Avec les années, les tables de préfets sont aux premières loges, et elles sont considérées comme les uniques représentants des régions, remarque-t-il.

Les MRC congestionnées

« On a majoré les budgets des MRC. Ils se situaient entre 1,5 et 2 M$ par année. Aujourd’hui, ça joue entre 6 et 9 M$. Est-ce qu’on est plus efficaces et mieux outillés pour défendre les intérêts de la région ? Non. Les MRC reçoivent des enveloppes attachées à des dossiers spécifiques. On devient des exécutants, avec une marge de manoeuvre minime », tranche-t-il.
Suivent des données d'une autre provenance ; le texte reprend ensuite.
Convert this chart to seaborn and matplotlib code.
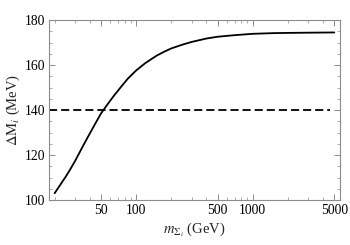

« C’est quoi le rôle d’une MRC ou des élus municipaux ? On s’attend à ce qu’ils défendent la région avec des objectifs majeurs. Ça prend de l’expertise pour faire ça à long terme. Les budgets transférés du gouvernement québécois vers les MRC sont pour des actions à court terme. Nous sommes rendus des analystes de programmes existants, pensés à Québec, et livrés ici. Comme consultant, je travaille de près avec les MRC. Ils [les employés] travaillent très fort, mais ils sont débordés par le quotidien, par les petits programmes. Ils n’ont pas les ressources pour gérer des objectifs à moyen et long terme », insiste l’ex-ministre.

Intarissable, Gaétan Lelièvre pose une question à laquelle la réponse apparaît déchirante pour lui.

« Elle s’en va où la Gaspésie ? Qui y pense ? Je me le demande! C’est sans compter le délestage de responsabilités, la gestion des matières résiduelles, le schéma de couverture incendie. Qui est le chien de garde régional, comme dans les années 2000 ? Les MRC n’ont plus le temps de faire ça. Je respecte ce qu’ils [les employés] font mais ils sont débordés, inondés de transfert de responsabilités. On leur donne des urgences, et ils agissent comme pompiers. S’ils ne font pas ce qu’il leur est demandé, ils sont menacés de se faire couper le budget de fonctionnement général. Plus tu as des responsabilités, plus la reddition de compte est longue. On est dans le microdétail. Ils sont devenus des intervenants ministériels. Ce n’est pas ça, un gouvernement de proximité, comme promis en 2014! » déplore M. Lelièvre.